@Lash,
On the language, I hope for a breakthrough for you. I wasn't miss swift with spoken italian. Better in listening to it, but not by that much, than speaking. I always tripped up with trying to make complicated sentences using several tenses and addenda - well, you know how I write, heh. I would try to express things more complicated than my skill level, or my speed level - I kept skipping simple declarative sentences. On the listening, I never had that much practice. Never did take a conversation class, just seven.. seven!.. quarter type classes from beginning through advanced. I was pretty hot in grammar and got all A's, but, yep, I've forgotten a lot of it. I could do pretty fair essays with relatively few red marks, but never ever perfect. And now it would be back to square one, or maybe square four. That's why I saved a link I saw in a thread by kicky recently about language tapes. Not that I'm going to buy tapes, egads, but I'll try to tune in if I can to italian television.

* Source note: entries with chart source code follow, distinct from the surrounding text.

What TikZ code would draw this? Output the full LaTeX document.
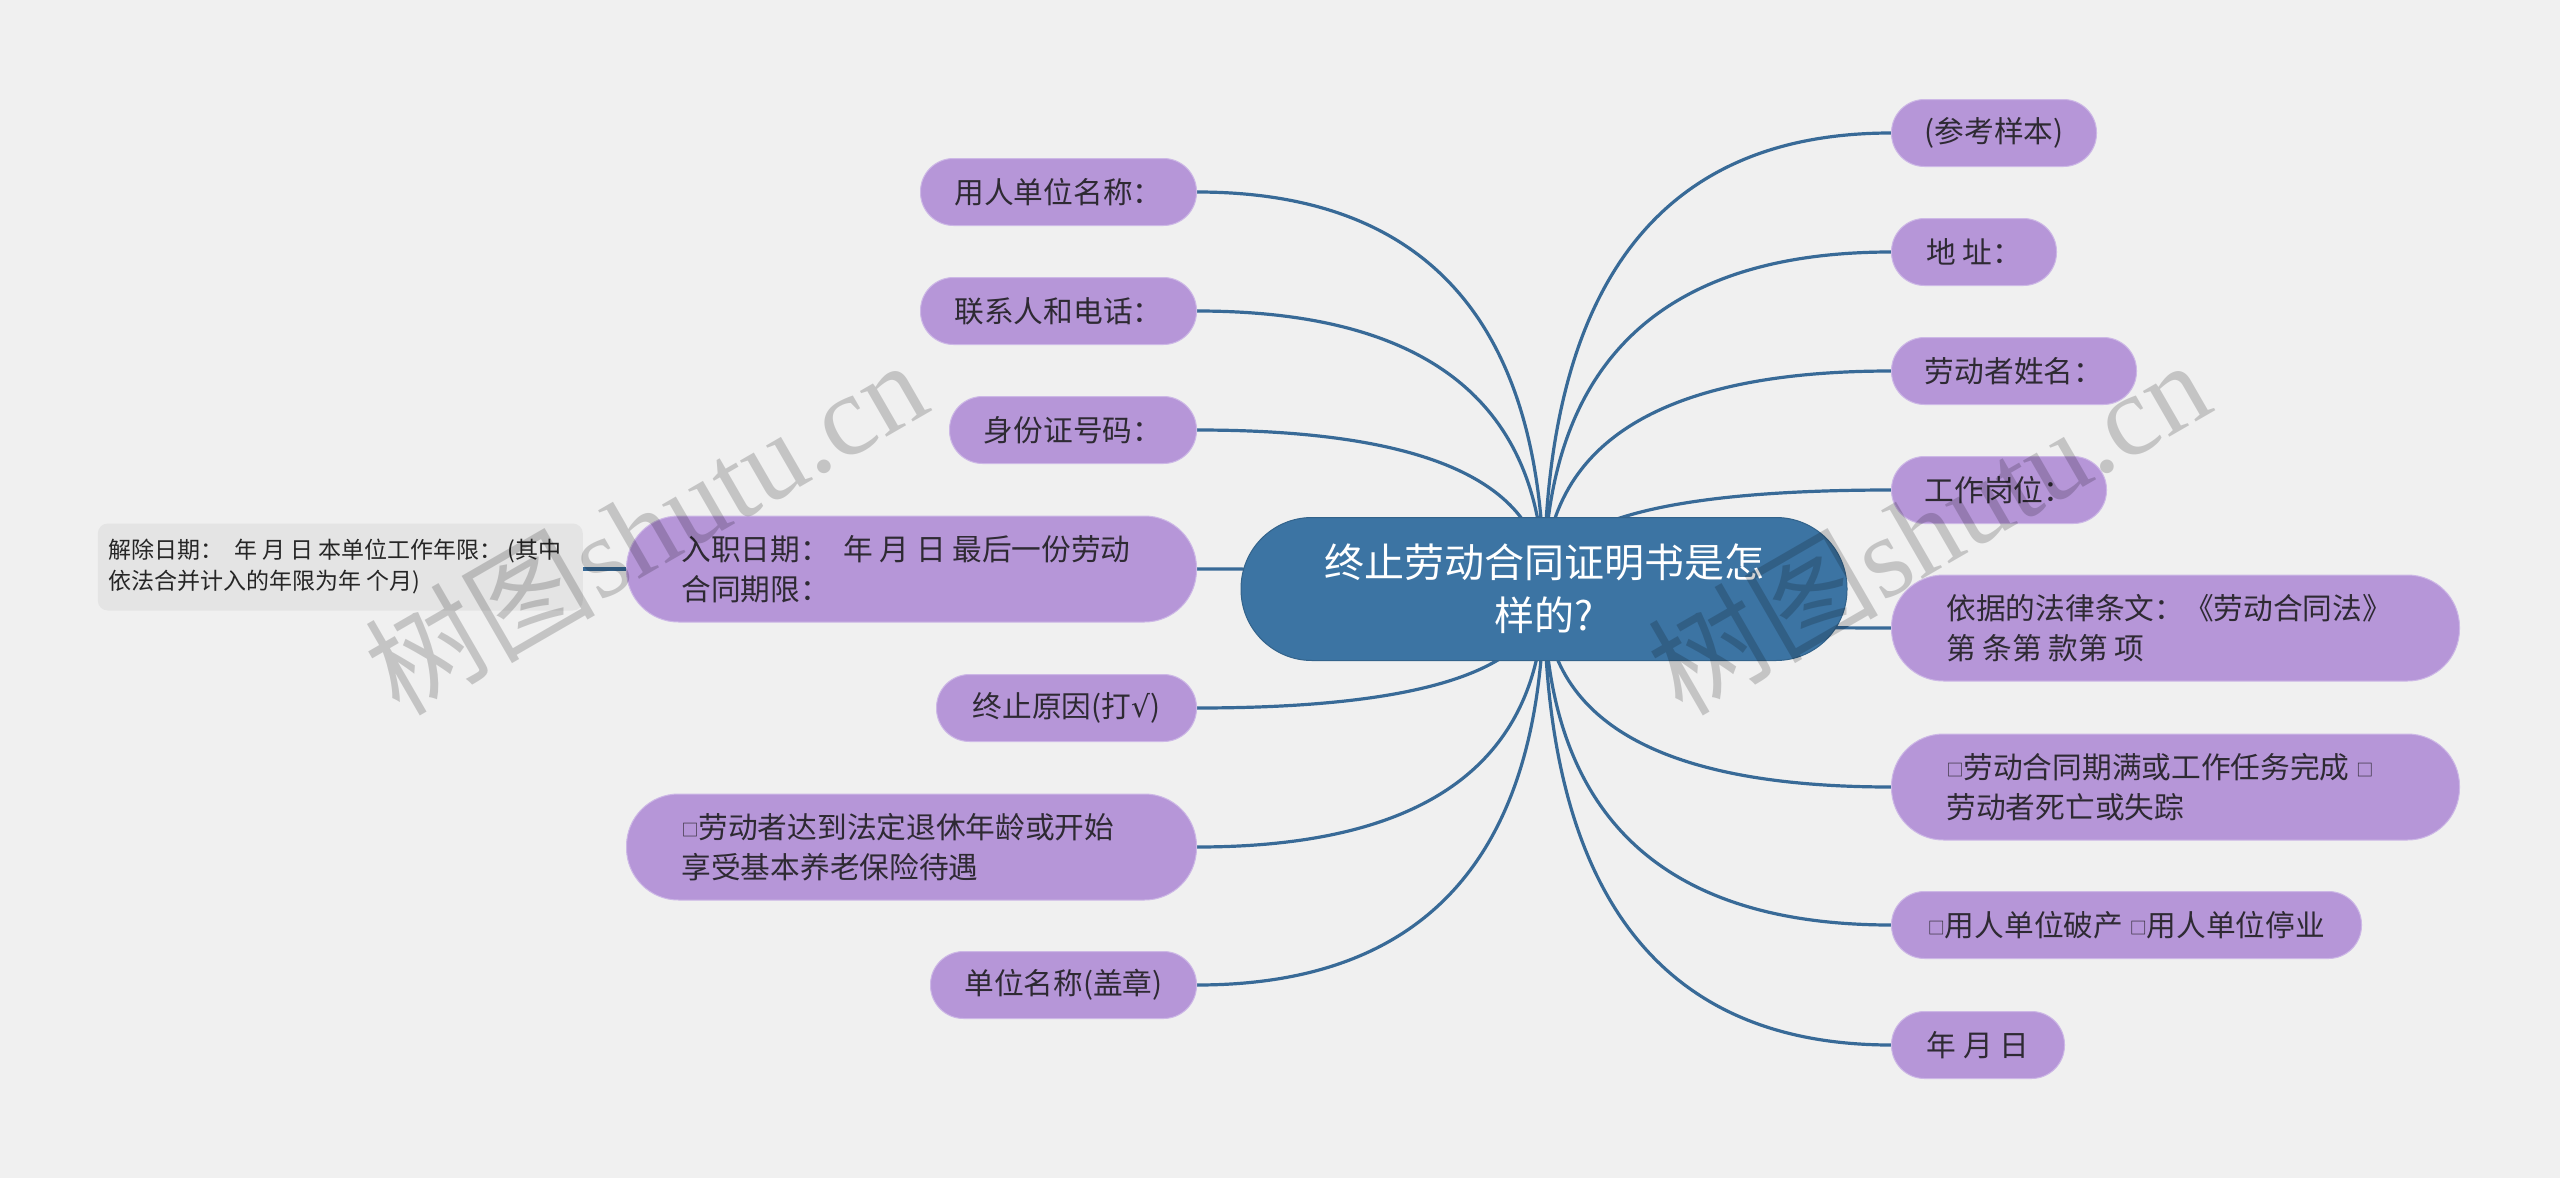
\documentclass[tikz,border=0pt]{standalone}
\usepackage{fontspec}
\setmainfont{Noto Sans CJK SC}
\newfontfamily\wmlat{Liberation Serif}
\newfontfamily\symf{DejaVu Sans}
\usetikzlibrary{calc,backgrounds}
\definecolor{bgc}{HTML}{F0F0F0}
\definecolor{leaff}{HTML}{B696D8}
\definecolor{leafd}{HTML}{CDB8E6}
\definecolor{ctrf}{HTML}{3C74A3}
\definecolor{linec}{HTML}{386A97}
\definecolor{txt}{HTML}{2E2A33}
\definecolor{subf}{HTML}{E4E4E4}
\newcommand\bx{\raisebox{2pt}{\fontsize{17}{17}\selectfont □}}
\newcommand\lnk[1]{\draw[conn] (c.center) .. controls ($(c.center)!0.667!(c.center |- #1)$) and ($(#1)!0.667!(c.center |- #1)$) .. (#1);}
\begin{document}
\begin{tikzpicture}[x=1pt,y=-1pt,
  leaf/.style={rectangle, fill=leaff, draw=leafd, line width=1pt, rounded corners=33pt,
    minimum height=67pt, inner sep=0pt, text=txt, font=\fontsize{29.7}{40}\selectfont, align=left},
  leaftwo/.style={leaf, rounded corners=52pt, minimum height=106pt, inner xsep=55pt, align=flush left},
  hub/.style={rectangle, fill=ctrf, draw=ctrf!85!black, line width=1pt, rounded corners=71pt,
    minimum width=606pt, minimum height=143pt, inner sep=0pt, text=white,
    font=\fontsize{40}{53}\selectfont, align=center},
  subbox/.style={rectangle, fill=subf, rounded corners=10pt, text width=463pt, inner xsep=11pt,
    minimum height=87pt, inner ysep=0pt, text=black!85, font=\fontsize{23}{31}\selectfont, align=flush left},
  conn/.style={draw=linec, line width=3.2pt},
  wm/.style={text=black, text opacity=0.18, rotate=30, inner sep=0pt}
]
\useasboundingbox (0,0) rectangle (2560,1178);

% center
\node[hub] (c) at (1544,589) {终止劳动合同证明书是怎\\样的?};

% left
\node[leaf, anchor=east, minimum width=276pt] (L1) at (1197,192) {用人单位名称：};
\node[leaf, anchor=east, minimum width=276pt] (L2) at (1197,311) {联系人和电话：};
\node[leaf, anchor=east, minimum width=247pt] (L3) at (1197,430) {身份证号码：};
\node[leaftwo, anchor=east, text width=460pt] (L4) at (1197,569) {入职日期：\ \ 年 月 日 最后一份劳动\\合同期限：};
\node[leaf, anchor=east, minimum width=260pt] (L5) at (1197,708) {终止原因(打{\symf √})};
\node[leaftwo, anchor=east, text width=460pt] (L6) at (1197,847) {\bx 劳动者达到法定退休年龄或开始\\享受基本养老保险待遇};
\node[leaf, anchor=east, minimum width=266pt] (L7) at (1197,985) {单位名称(盖章)};

% sub node
\node[subbox, anchor=east] (s) at (583,567) {解除日期：\ \ 年 月 日 本单位工作年限：\ (其中\\依法合并计入的年限为年 个月)};

% right
\node[leaf, anchor=west, minimum width=205pt] (R1) at (1891,133) {(参考样本)};
\node[leaf, anchor=west, minimum width=165pt] (R2) at (1891,252) {地 址：};
\node[leaf, anchor=west, minimum width=245pt] (R3) at (1891,371) {劳动者姓名：};
\node[leaf, anchor=west, minimum width=215pt] (R4) at (1891,490) {工作岗位：};
\node[leaftwo, anchor=west, text width=458pt] (R5) at (1891,628) {依据的法律条文：《劳动合同法》\\第 条第 款第 项};
\node[leaftwo, anchor=west, text width=458pt] (R6) at (1891,787) {\bx 劳动合同期满或工作任务完成 \bx\\劳动者死亡或失踪};
\node[leaf, anchor=west, minimum width=470pt] (R7) at (1891,925) {\bx 用人单位破产 \bx 用人单位停业};
\node[leaf, anchor=west, minimum width=173pt] (R8) at (1891,1045) {年 月 日};

% watermarks
\node[wm, font=\fontsize{115}{115}\selectfont] (w1) at (645,526) {树图{\wmlat shutu.cn}};
\node[wm, font=\fontsize{115}{115}\selectfont] (w2) at (1928,526) {树图{\wmlat shutu.cn}};

\begin{scope}[on background layer]
  \fill[bgc] (0,0) rectangle (2560,1178);
  \lnk{L1.east}\lnk{L2.east}\lnk{L3.east}\lnk{L4.east}\lnk{L5.east}\lnk{L6.east}\lnk{L7.east}
  \lnk{R1.west}\lnk{R2.west}\lnk{R3.west}\lnk{R4.west}\lnk{R5.west}\lnk{R6.west}\lnk{R7.west}\lnk{R8.west}
  \draw[conn] (L4.west) -- (s.east |- L4.west);
\end{scope}
\end{tikzpicture}
\end{document}
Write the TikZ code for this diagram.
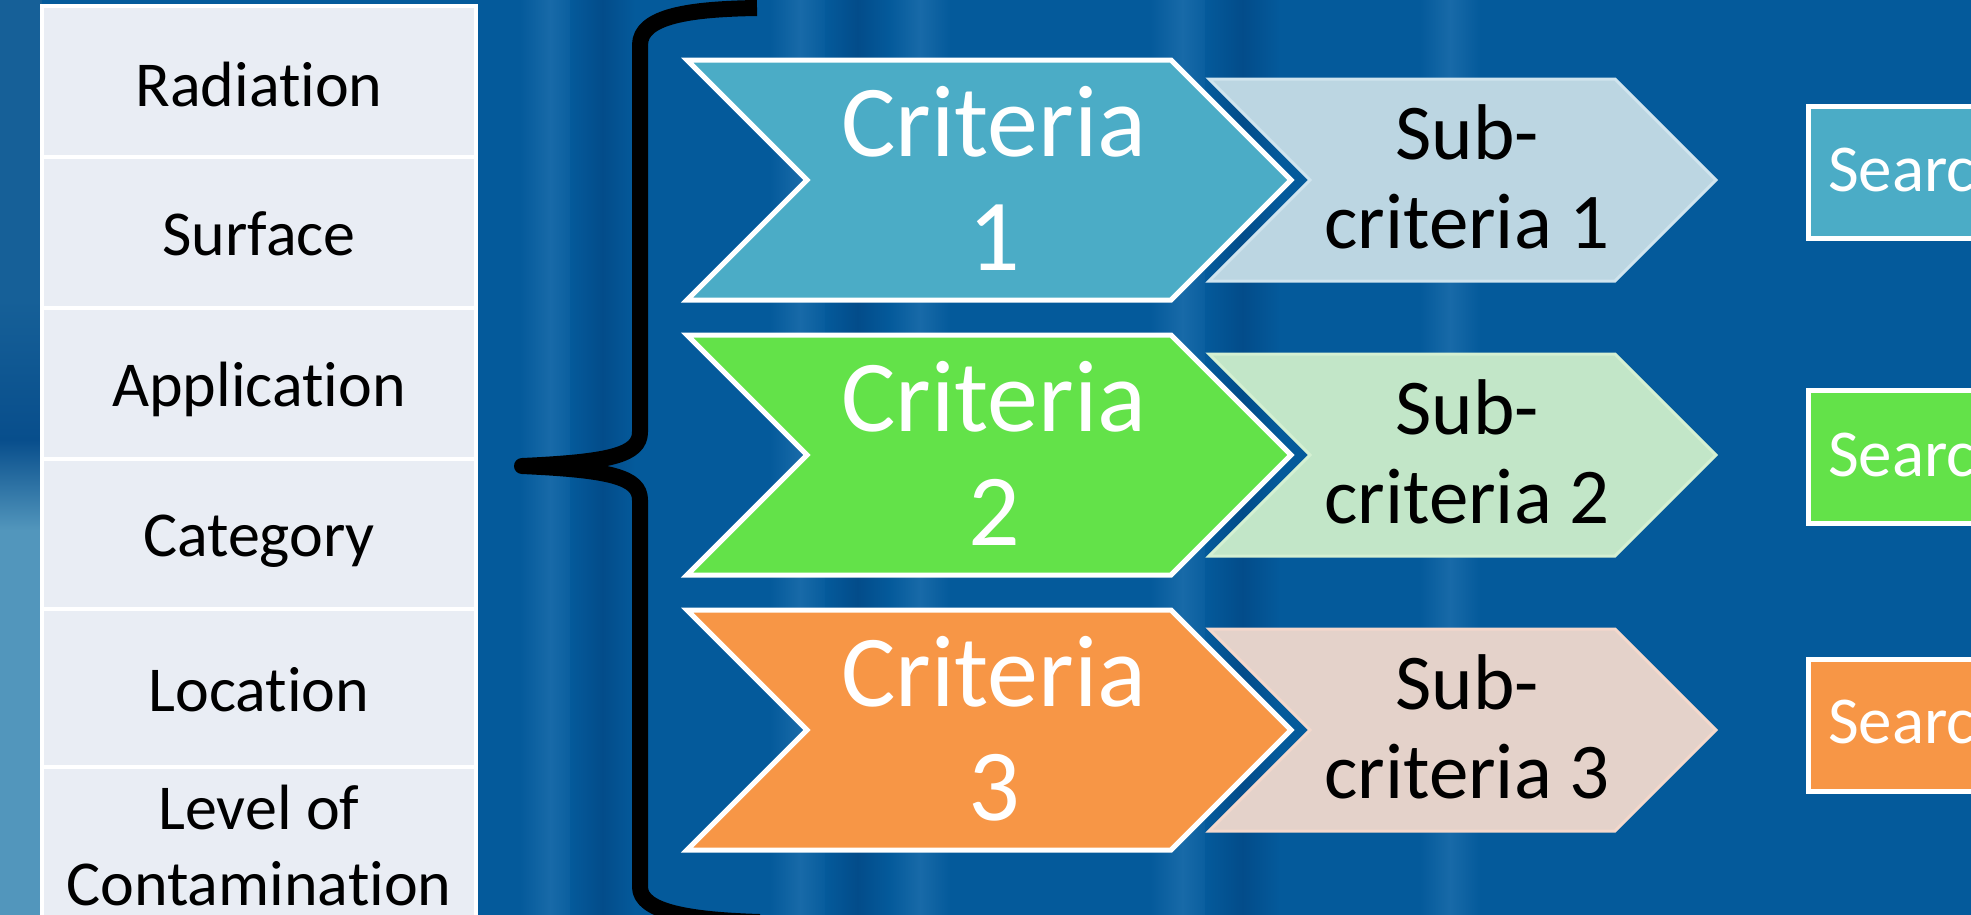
\documentclass[tikz,border=0pt]{standalone}
\usepackage{fontspec}
\setmainfont{Carlito}[Ligatures=NoCommon]
\usepackage{tikz}

\definecolor{bgblue}{RGB}{4,90,155}
\definecolor{bglight}{RGB}{24,106,168}
\definecolor{bgdark}{RGB}{3,76,138}
\definecolor{leftblue}{RGB}{22,96,152}
\definecolor{leftdark}{RGB}{8,78,140}
\definecolor{leftteal}{RGB}{82,150,188}
\definecolor{cellfill}{RGB}{233,237,244}
\definecolor{critA}{RGB}{75,172,198}
\definecolor{critB}{RGB}{99,226,73}
\definecolor{critC}{RGB}{247,150,70}
\definecolor{subA}{RGB}{188,214,226}
\definecolor{subB}{RGB}{194,230,200}
\definecolor{subC}{RGB}{228,210,202}
\definecolor{subAline}{RGB}{208,228,238}
\definecolor{subBline}{RGB}{212,240,210}
\definecolor{subCline}{RGB}{244,216,204}

\begin{document}
\begin{tikzpicture}[x=1pt,y=1pt,yscale=-1,xscale=1,
  cell/.style={draw=white, line width=3.5, fill=cellfill},
  celltext/.style={anchor=base, inner sep=0pt, align=center, font=\fontsize{64}{76}\selectfont},
  chev/.style={draw=white, line width=5, line join=miter},
  subchev/.style={line width=3, line join=miter},
  crittext/.style={anchor=north, inner sep=0pt, align=center, text=white, font=\fontsize{102}{114}\selectfont},
  subtext/.style={anchor=north, inner sep=0pt, align=center, font=\fontsize{79}{89}\selectfont},
  searchbox/.style={draw=white, line width=5},
  searchtext/.style={anchor=base west, inner sep=0pt, text=white, font=\fontsize{67}{80}\selectfont},
  streak/.style={left color=bgblue, right color=bgblue, middle color=#1},
  bracepath/.style={line width=16, line join=round}
]
\useasboundingbox (0,0) rectangle (1971,914);
\clip (0,0) rectangle (1971,914);

% Background
\fill[bgblue] (-20,-20) rectangle (1991,934);
\fill[streak=bglight] (520,-20) rectangle (580,934);
\fill[streak=bgdark] (570,-20) rectangle (635,934);
\fill[streak=bglight] (770,-20) rectangle (830,934);
\fill[streak=bgdark] (825,-20) rectangle (890,934);
\fill[streak=bglight] (890,-20) rectangle (950,934);
\fill[streak=bglight] (1150,-20) rectangle (1215,934);
\fill[streak=bgdark] (1205,-20) rectangle (1280,934);
\fill[streak=bglight] (1420,-20) rectangle (1480,934);
\fill[leftblue] (-20,-20) rectangle (42,300);
\shade[top color=leftblue, bottom color=leftdark] (-20,300) rectangle (42,440);
\shade[top color=leftdark, bottom color=leftteal] (-20,440) rectangle (42,530);
\fill[leftteal] (-20,530) rectangle (42,934);

% Table
\draw[cell] (42,6) rectangle (476,157);
\draw[cell] (42,157) rectangle (476,308);
\draw[cell] (42,308) rectangle (476,459);
\draw[cell] (42,459) rectangle (476,609);
\draw[cell] (42,609) rectangle (476,767);
\draw[cell] (42,767) rectangle (476,1000);

% Text Node
\node[celltext] (rad) at (259,106) {Radiation};
% Text Node
\node[celltext] (surf) at (259,255) {Surface};
% Text Node
\node[celltext] (appl) at (259,406) {Application};
% Text Node
\node[celltext] (cat) at (259,556) {Category};
% Text Node
\node[celltext] (loc) at (259,711) {Location};
% Text Node
\node[celltext, anchor=north] (lvl) at (259,785) {Level of\\Contamination};

% Brace
\draw[bracepath] (757,8) .. controls (690,9) and (640,16) .. (640,45) -- (640,432) .. controls (640,455) and (610,462) .. (522,466) .. controls (610,470) and (640,477) .. (640,500) -- (640,887) .. controls (640,912) and (690,920) .. (760,922);

% Sub-criteria chevrons
\draw[subchev, draw=subAline, fill=subA] (1209,79) -- (1615,79) -- (1716,180) -- (1615,281) -- (1209,281) -- (1310,180) -- cycle;
\draw[subchev, draw=subBline, fill=subB] (1209,354) -- (1615,354) -- (1716,455) -- (1615,556) -- (1209,556) -- (1310,455) -- cycle;
\draw[subchev, draw=subCline, fill=subC] (1209,629) -- (1615,629) -- (1716,730) -- (1615,831) -- (1209,831) -- (1310,730) -- cycle;

% Criteria chevrons
\draw[chev, fill=critA] (687,60) -- (1171,60) -- (1291,180) -- (1171,300) -- (687,300) -- (807,180) -- cycle;
\draw[chev, fill=critB] (687,335) -- (1171,335) -- (1291,455) -- (1171,575) -- (687,575) -- (807,455) -- cycle;
\draw[chev, fill=critC] (687,610) -- (1171,610) -- (1291,730) -- (1171,850) -- (687,850) -- (807,730) -- cycle;

% Search boxes
\draw[searchbox, fill=critA] (1808,106) rectangle (2000,238);
\draw[searchbox, fill=critB] (1808,390) rectangle (2000,523);
\draw[searchbox, fill=critC] (1808,659) rectangle (2000,791);

% Text Node
\node[crittext] (crit1) at (994,86) {Criteria\\1};
% Text Node
\node[crittext] (crit2) at (994,361) {Criteria\\2};
% Text Node
\node[crittext] (crit3) at (994,636) {Criteria\\3};
% Text Node
\node[subtext] (sub1) at (1467,104.5) {Sub-\\criteria 1};
% Text Node
\node[subtext] (sub2) at (1467,379.5) {Sub-\\criteria 2};
% Text Node
\node[subtext] (sub3) at (1467,654.5) {Sub-\\criteria 3};
% Text Node
\node[searchtext] (srch1) at (1828,191) {Search};
% Text Node
\node[searchtext] (srch2) at (1828,476) {Search};
% Text Node
\node[searchtext] (srch3) at (1828,743) {Search};

\end{tikzpicture}
\end{document}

Anyway, my problem and not necessarily yours is there is still some translating behavior going on in my brain when listening instead of just
hearing. I think people get over that hoop with exposure to the daily language, some faster that others. I don't think four years of latin helped me in conversation - they left me in a sort of translating doing-crossword-puzzle type mode instead of hearing.
And when I do just hear (I'm not actually completely befuddled, I do just 'hear' sometimes) I hear slowly.
I think you can break through this - maybe your teachers can help.
Edit to add, I've always been a visual learner, that might have something to do with all this.